Elektrikli araçlarda dünyada yoğun bir hareketlenme var. 2021’de elektrikli araç satışları 2020’ye kıyasla neredeyse yüzde 83 daha fazlaydı. Bugün 12 milyon elektrikli araç yollarda, 500’ü aşkın sıfır emisyonlu araç modeli de kataloglarda yerini aldı.
Türkiye’de de elektrikli ve hibrit otomobillerin satışları her yıl bir öncekini katlıyor.

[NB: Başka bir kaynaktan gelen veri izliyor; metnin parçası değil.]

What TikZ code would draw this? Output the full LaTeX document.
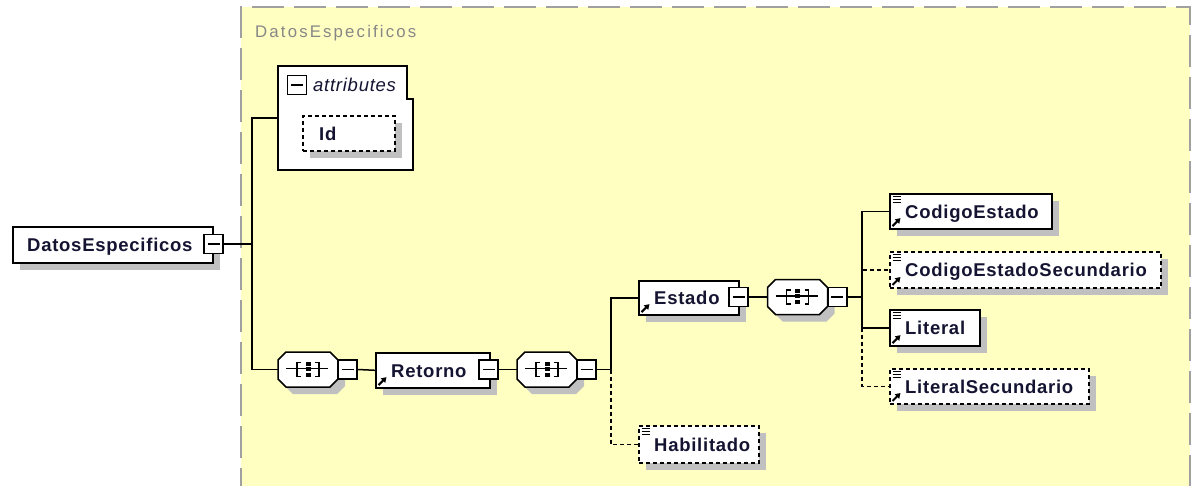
\documentclass[tikz,border=0pt]{standalone}
\usepackage{fontspec}
\setmainfont{Liberation Sans}
\newfontfamily\lblfont[LetterSpace=4]{Liberation Sans}
\newfontfamily\ttlfont[LetterSpace=12.8]{Liberation Sans}
\usetikzlibrary{shadows,arrows.meta,calc}
\definecolor{bgyellow}{RGB}{255,255,194}
\definecolor{shadowgray}{RGB}{192,192,192}
\definecolor{bordergray}{RGB}{160,160,160}
\definecolor{titlegray}{RGB}{135,135,135}
\definecolor{txt}{RGB}{20,20,50}
\tikzset{
  shad/.style={general shadow={fill=shadowgray, shadow xshift=7pt, shadow yshift=-7pt}},
  ebox/.style={draw, line width=1.6pt, fill=white, rectangle, inner sep=0pt, anchor=north west, shad},
  optbox/.style={ebox, line width=1.5pt, dash pattern=on 4pt off 3pt},
  lbl/.style={anchor=base west, inner sep=0pt, text=txt, font=\lblfont\bfseries\fontsize{18.5}{22}\selectfont},
  mnode/.style={draw, fill=white, line width=1.8pt, minimum size=19pt, inner sep=0pt,
    path picture={\draw[line width=1.5pt] ([xshift=3.5pt]path picture bounding box.west) -- ([xshift=-3.5pt]path picture bounding box.east);}},
  conn/.style={line width=1.5pt},
  dconn/.style={line width=1.5pt, dash pattern=on 4pt off 3pt},
  icn/.style={line width=1.2pt},
  licn/.style={line width=0.8pt},
}
\newcommand\octpath{(-30,-9.5) -- (-22,-17.5) -- (22,-17.5) -- (30,-9.5) -- (30,9.5) -- (22,17.5) -- (-22,17.5) -- (-30,9.5) -- cycle}
\newcommand\seqbox[4]{%
  \begin{scope}[shift={(#2,#3)}]
    \fill[shadowgray, shift={(7,7)}] \octpath;
    \filldraw[fill=white, line width=1.5pt] \octpath;
    \draw[icn] (-22,-1) -- (20,-1);
    \draw[icn] (-7,-7) -- (-11,-7) -- (-11,7) -- (-7,7);
    \draw[icn] (7,-7) -- (11,-7) -- (11,7) -- (7,7);
    \fill (-2.5,-8) rectangle (2.5,-4);
    \fill (-2.5,-3) rectangle (2.5,1);
    \fill (-2.5,3) rectangle (2.5,7);
  \end{scope}
  \node[minimum width=60pt, minimum height=35pt, inner sep=0pt] (#1) at (#2,#3) {};
  \node[mnode] (#4) at ($(#1.east)+(9.5,0)$) {};
}
\newcommand\listicon[1]{%
  \draw[licn] ($(#1.north west)+(3.5,3.5)$) -- ++(8,0);
  \draw[licn] ($(#1.north west)+(3.5,6.5)$) -- ++(8,0);
  \draw[licn] ($(#1.north west)+(3.5,9.5)$) -- ++(8,0);
}
\newcommand\refarrow[1]{%
  \draw[line width=2pt, -{Triangle[length=5pt,width=6pt]}] ($(#1.south west)+(3.5,-3.5)$) -- ++(8,-8);
}
\begin{document}
\begin{tikzpicture}[x=1pt,y=-1pt]
\useasboundingbox (0,0) rectangle (1191,485);
% region
\fill[bgyellow] (241,7) rectangle (1190,500);
\draw[bordergray, line width=1.8pt, dash pattern=on 32pt off 10pt] (241,500) -- (241,7) -- (1190,7) -- (1190,500);
\node[anchor=base west, inner sep=0pt, text=titlegray, font=\ttlfont\fontsize{16.8}{20}\selectfont] (title) at (255,37) {DatosEspecificos};

% attributes
\filldraw[fill=white, line width=1.6pt] (278,66) -- (407,66) -- (407,99) -- (413,99) -- (413,170) -- (278,170) -- cycle;
\coordinate (attrW) at (278,118);
\node[mnode] (attrminus) at (297,85) {};
\node[anchor=base west, inner sep=0pt, text=txt, font=\lblfont\itshape\fontsize{18.5}{22}\selectfont] (attrt) at (313,91) {attributes};
\node[optbox, minimum width=92pt, minimum height=35pt] (id) at (302,115) {};
\node[lbl] (idt) at ($(id.west)+(17,7)$) {Id};

% junctions
\coordinate (jA) at (252,118);
\coordinate (jB) at (252,369.5);
\coordinate (jR) at (252,244);
\coordinate (jC) at (611,369.5);
\coordinate (jD) at (862,297);

% root
\node[ebox, minimum width=200pt, minimum height=36pt] (root) at (12,226) {};
\node[lbl] (roott) at ($(root.west)+(15,7)$) {DatosEspecificos};
\node[mnode] (rminus) at (213.5,244) {};

% sequences and elements
\seqbox{seqA}{308}{369.5}{seqAm}
\node[ebox, minimum width=114pt, minimum height=35pt] (ret) at (375,352) {};
\node[lbl] (rett) at ($(ret.west)+(16,7)$) {Retorno};
\refarrow{ret}
\node[mnode] (retm) at (488.5,369.5) {};
\seqbox{seqB}{547}{369.5}{seqBm}

\node[ebox, minimum width=100pt, minimum height=34pt] (est) at (638,280) {};
\node[lbl] (estt) at ($(est.west)+(16,7)$) {Estado};
\refarrow{est}
\node[mnode] (estm) at (738.5,297) {};
\seqbox{seqC}{797.5}{297}{seqCm}

\node[optbox, minimum width=120pt, minimum height=37pt] (hab) at (638,425) {};
\node[lbl] (habt) at ($(hab.west)+(16,7)$) {Habilitado};
\listicon{hab}

\node[ebox, minimum width=162pt, minimum height=35pt] (ce) at (889,193) {};
\node[lbl] (cet) at ($(ce.west)+(16,7)$) {CodigoEstado};
\listicon{ce}\refarrow{ce}

\node[optbox, minimum width=271pt, minimum height=36pt] (ces) at (889,251) {};
\node[lbl] (cest) at ($(ces.west)+(16,7)$) {CodigoEstadoSecundario};
\listicon{ces}\refarrow{ces}

\node[ebox, minimum width=90pt, minimum height=36pt] (lit) at (889,309) {};
\node[lbl] (litt) at ($(lit.west)+(16,7)$) {Literal};
\listicon{lit}\refarrow{lit}

\node[optbox, minimum width=199pt, minimum height=35pt] (ls) at (889,368) {};
\node[lbl] (lst) at ($(ls.west)+(16,7)$) {LiteralSecundario};
\listicon{ls}\refarrow{ls}

% connectors
\draw[conn] (attrW) -- (jA) -- (jB) -- (seqA.west);
\draw[conn] (rminus.east) -- (jR);
\draw[conn] (seqAm.east) -- (ret.west);
\draw[conn] (retm.east) -- (seqB.west);
\draw[dconn] (jC) |- (hab.west);
\draw[conn] (seqBm.east) -- (jC) |- (est.west);
\draw[conn] (estm.east) -- (seqC.west);
\draw[dconn] (jD) |- (ces.west);
\draw[dconn] (lit.west -| jD) |- (ls.west);
\draw[conn] (seqCm.east) -- (jD);
\draw[conn] (jD) |- (ce.west);
\draw[conn] (jD) |- (lit.west);
\end{tikzpicture}
\end{document}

TEHAD’ın (Türkiye Elektrikli ve Hibrid Araçlar Derneği) verileri uyarınca, sadece 2021’de 2 bin 849 elektrikli araç, 20 bin 915 de hibrit araç satışı yapıldı.
Ne var ki tüm elektrikli araçlar, mevcuttaki otomobil filosunun sadece yüzde 1’ine denk. Net sıfır emisyon hedefleri için elektrikli araçların payı ciddi şekilde artmalı. Ama burada doğru bir okuma yapmalı. Tek başına araçların elektrikli olması ulaşım sektörünü karbonsuzlaştırmaya yetmez. Nitekim ulaştırma sektörü, enerji sektöründen kaynaklanan CO2 salımının dörtte birinden sorumlu. 1,5 derece hedefi için de ulaştırma sektörü emisyonlarını 2050’ye kadar yüzde 90 oranında azaltmak şart.
Ulaştırma sektörünü karbonsuzlaştırabilmek cesur hamleler gerektiriyor. Tüm araçların elektriklenmesinden tutun da bu araçlar için altyapının ve temiz enerjinin teminine kadar. Ama daha da kritik hamle, otomobili esas alan planlama yaklaşımından uzaklaşmak. Liderler toplu taşıma, yürüme ve bisiklet altyapısını da teşvik ederek daha erişebilir ve kompakt şehirleri önceliklendirmeli.
*Hande Dönmez tarafından kaleme alınan bu yazı 7 Mart 2022 tarihinde YesilHaber.Net‘de yayınlanmıştır.